If espionage has a certain seedy allure, IRD work was resolutely low-budget and cheerfully grubby
Now Rory Cormac lifts the lid – releasing some very pungent aromas – on a previously unexplored Department of Deliberate Untruths. This was the exquisitely blandly named ‘Information Research Department’, set up in 1948 under Clement Attlee’s government to counter Soviet propaganda in a fast-freezing cold war. A secretive sub-section of the Foreign Office, it was in the business of fakes: leaflets, pamphlets and any printed matter that might help foster confusion, dissent and anger anywhere that communism threatened to take hold.
This applied further than Europe. Presidents of newly independent African republics were portrayed as being Chinese communist stooges. Authoritarian leaders were denounced as Soviet marionettes. The IRD also infiltrated Soviet-backed international festivals and youth groups. The idea was that factions would be turned against factions by crudely produced fake pamphlets ascribing various ideological outrages to rivals. If espionage had a certain seedy allure and glamour, this kind of work was resolutely low-budget and cheerfully grubby. Yet in its own way it was madly skilled. Operatives had to ventriloquise different languages, dialects and the phraseology of different generations. The department’s remit stretched across Britain’s fast dissolving empire as well as flashpoints, such as Egypt.
Apart from devising their own wheezes to make unhelpful regimes look bad, the IRD also had to counter the blizzard of leaflets being issued by enemies. There was some amazingly abstruse detective work: analysis of typewriter keystrokes and staples could determine whether the source of the enemy propaganda was Moscow or Beijing. Cormac’s work in unearthing top secret documents is colourful, at times suggestive of Graham Greene’s darker entertainments. Yet this was no game. Words and slogans – if taken up by rebels in troubled lands – could have a devastating impact.

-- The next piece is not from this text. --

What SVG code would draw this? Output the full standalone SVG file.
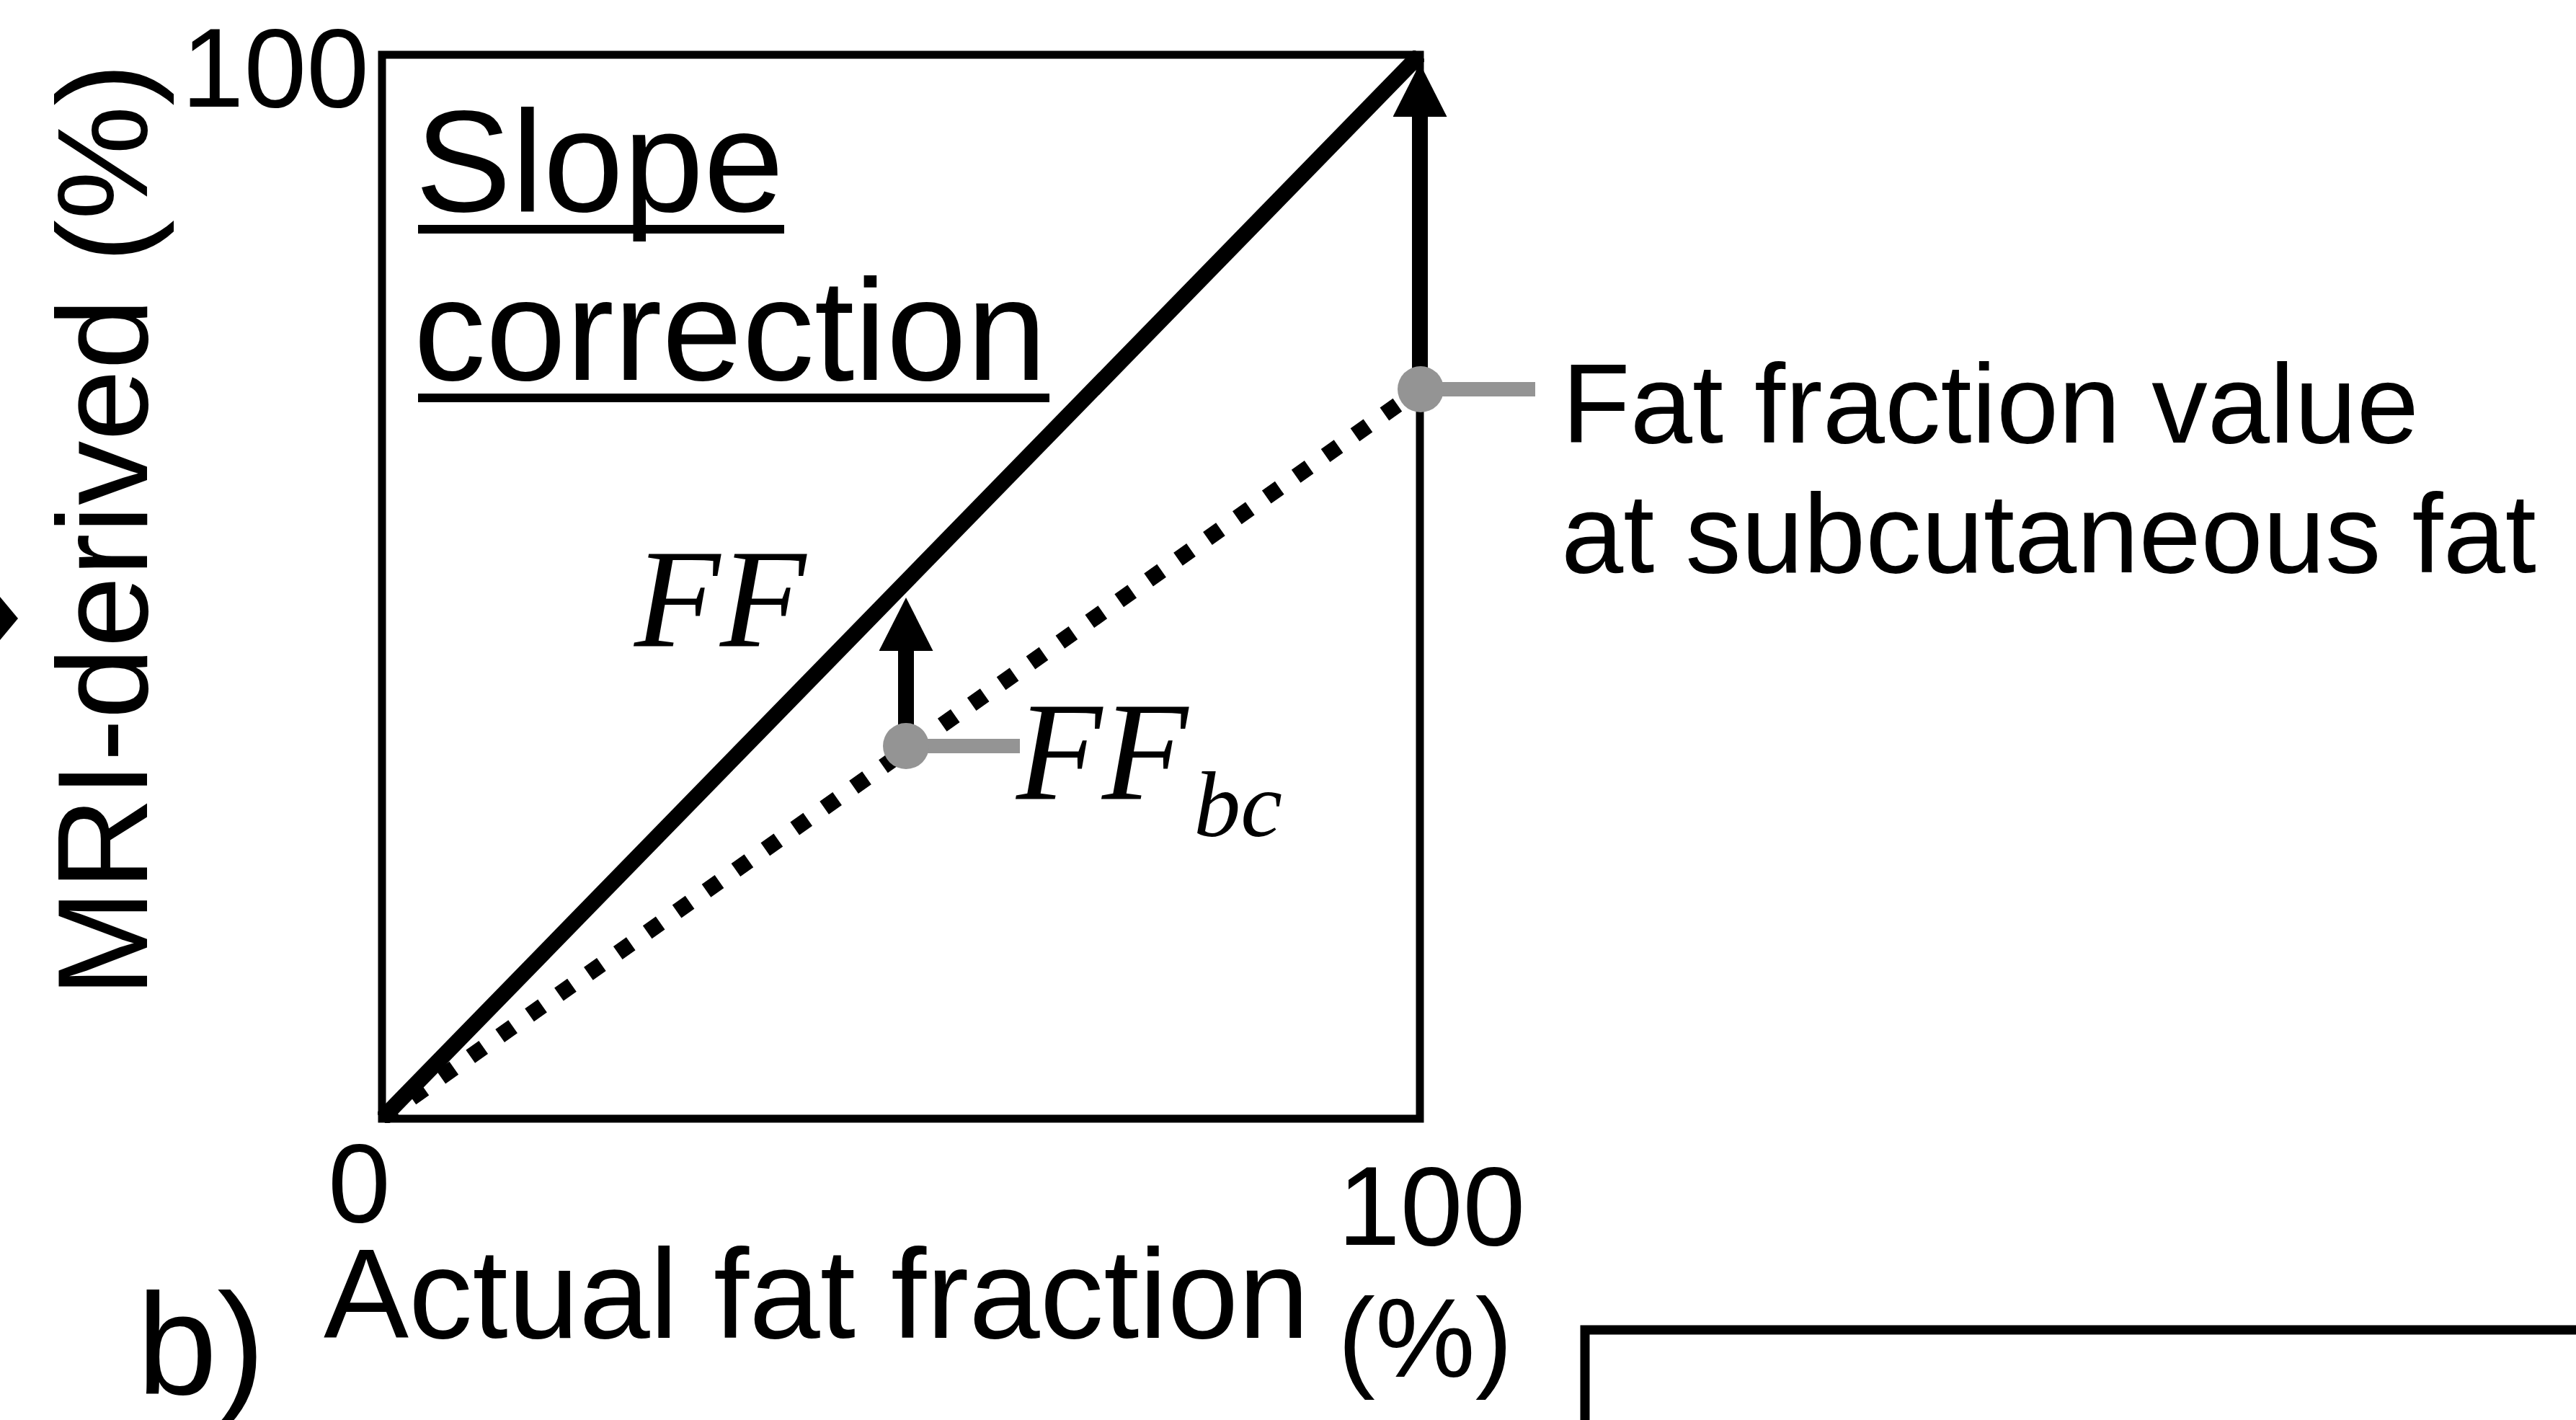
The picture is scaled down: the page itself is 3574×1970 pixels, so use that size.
<svg xmlns="http://www.w3.org/2000/svg" width="3574" height="1970" viewBox="0 0 3574 1970">
<style>
.sans{font-family:"Liberation Sans",Arial,sans-serif;fill:#000}
.it{font-family:"Liberation Serif","Times New Roman",serif;font-style:italic;fill:#000}
.thick{stroke:#000;stroke-width:22;fill:none}
.gray{stroke:#949494;stroke-width:20;fill:none}
.dot{fill:#949494}
</style>
<defs>
<marker id="ah" viewBox="0 0 74 75" refX="1" refY="37.5" markerWidth="74" markerHeight="75" markerUnits="userSpaceOnUse" orient="auto">
<path d="M0,0 L74,37.5 L0,75 z" fill="#000"/>
</marker>
<clipPath id="boxclip"><rect x="524" y="70" width="1452" height="1488"/></clipPath>
</defs>
<rect width="3574" height="1970" fill="#fff"/>
<g id="plot-frame">
<rect x="530" y="76" width="1440" height="1476" fill="none" stroke="#000" stroke-width="11"/>
</g>
<g id="connectors">
<g clip-path="url(#boxclip)">
<line class="thick" x1="530" y1="1552" x2="1970" y2="76"/>
<line x1="530" y1="1552" x2="1970" y2="540" stroke="#000" stroke-width="22" stroke-dasharray="22 28"/>
</g>
<line class="thick" x1="1970" y1="540" x2="1970" y2="161" stroke-width="24" marker-end="url(#ah)"/>
<line class="thick" x1="1257" y1="1035" x2="1257" y2="902" stroke-width="23" marker-end="url(#ah)"/>
<line class="gray" x1="1970" y1="540" x2="2130" y2="540"/>
<line class="gray" x1="1257" y1="1035" x2="1415" y2="1035"/>
</g>
<g id="point-subcutaneous"><circle class="dot" cx="1971" cy="540" r="32"/></g>
<g id="point-ffbc"><circle class="dot" cx="1257" cy="1035" r="32"/></g>
<g id="title">
<text class="sans" x="576" y="293" font-size="200">Slope</text>
<text class="sans" x="574" y="527" font-size="200">correction</text>
<rect x="580" y="312" width="508" height="12"/>
<rect x="580" y="546" width="876" height="12"/>
</g>
<g id="label-ff"><text class="it" x="880" y="896" font-size="195">FF</text></g>
<g id="label-ffbc"><text class="it" x="1410" y="1108" font-size="195">FF<tspan font-size="130" dx="8" dy="52">bc</tspan></text></g>
<g id="label-subcutaneous">
<text class="sans" x="2167" y="614" font-size="155">Fat fraction value</text>
<text class="sans" x="2166" y="794" font-size="155">at subcutaneous fat</text>
</g>
<g id="y-axis">
<text class="sans" x="512" y="148" font-size="156" text-anchor="end">100</text>
<text class="sans" transform="translate(204,1383) rotate(-90)" font-size="178">MRI-derived (%)</text>
</g>
<g id="x-axis">
<text class="sans" x="455" y="1695" font-size="156">0</text>
<text class="sans" x="1856" y="1727" font-size="156">100</text>
<text class="sans" x="1856" y="1910" font-size="156">(%)</text>
<text class="sans" x="449" y="1856" font-size="177">Actual fat fraction</text>
</g>
<g id="panel-b-label"><text class="sans" x="190" y="1934" font-size="200">b)</text></g>
<g id="panel-b-frame"><path d="M2199,1975 V1845 H3580" fill="none" stroke="#000" stroke-width="13"/></g>
<g id="left-edge-mark"><polygon points="0,828 25,858 0,888" fill="#000"/></g>
</svg>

An early star of the department was Hans Welser, a Vienna-born journalist who had performed propaganda miracles with the Political Warfare Executive in the second world war. Working alongside him was his wife Adelaide, another wartime propaganda whizz, who shuttled expertly between the IRD, conferences with MI6 and meetings in Fleet Street bars. Also key was John Rayner, a former Daily Express features editor and formidable eccentric. He was dazzlingly good at producing forged leaflets and listed among his talents farming and Elizabethan calligraphy. Notable women included the former Bletchley codebreaker Elizabeth Wyndham, who had been variously posted to Khartoum and Leopoldville, and who, upon being kidnapped by guerilla fighters, intimidated them into letting her go.
A prime example of the department’s shadowy efforts was played out in Indonesia in the mid-1960s. President Sukarno, having gained his nation’s independence from the Dutch, was both beloved and tyrannical. He – and communism – posed a threat to neighbouring Malaysia, where Britain still had vested interests. The IRD set to work with a variety of attacks – on the president’s adultery, on his toadying to communists, on his being a bad Muslim. A storm was indeed gathering and an attempted coup resulted in the decapitations of local dissidents, whose heads were lobbed daily over the wall of the British consulate.
Cormac’s flavourful account is also a portrait of Britain in sharp post-imperial decline: dusty offices and cynicism. In the early 1970s, the department faced a grim challenge in Northern Ireland as the flames of the Troubles rose – the propaganda efforts of Soviet-backed agents boosting the Provisional IRA. As energetic as the department was, its enemies were indefatigable, seeking to poison Britain both domestically and internationally.
By 1977, this rackety outfit was felt to have run its course and was wound down by the foreign secretary David Owen. But, given that faking these days seems to be a freelance affair, with Iran, Hezbollah, Russia and China commissioning social media figures to flood the internet with destabilising rubbish, it’s possible to feel a pang of rueful nostalgia for a team who in the 1960s tried subverting a Soviet-bloc hippy pop festival with the slogan: ‘Come to Bulgaria – the land free of the Fuzz!’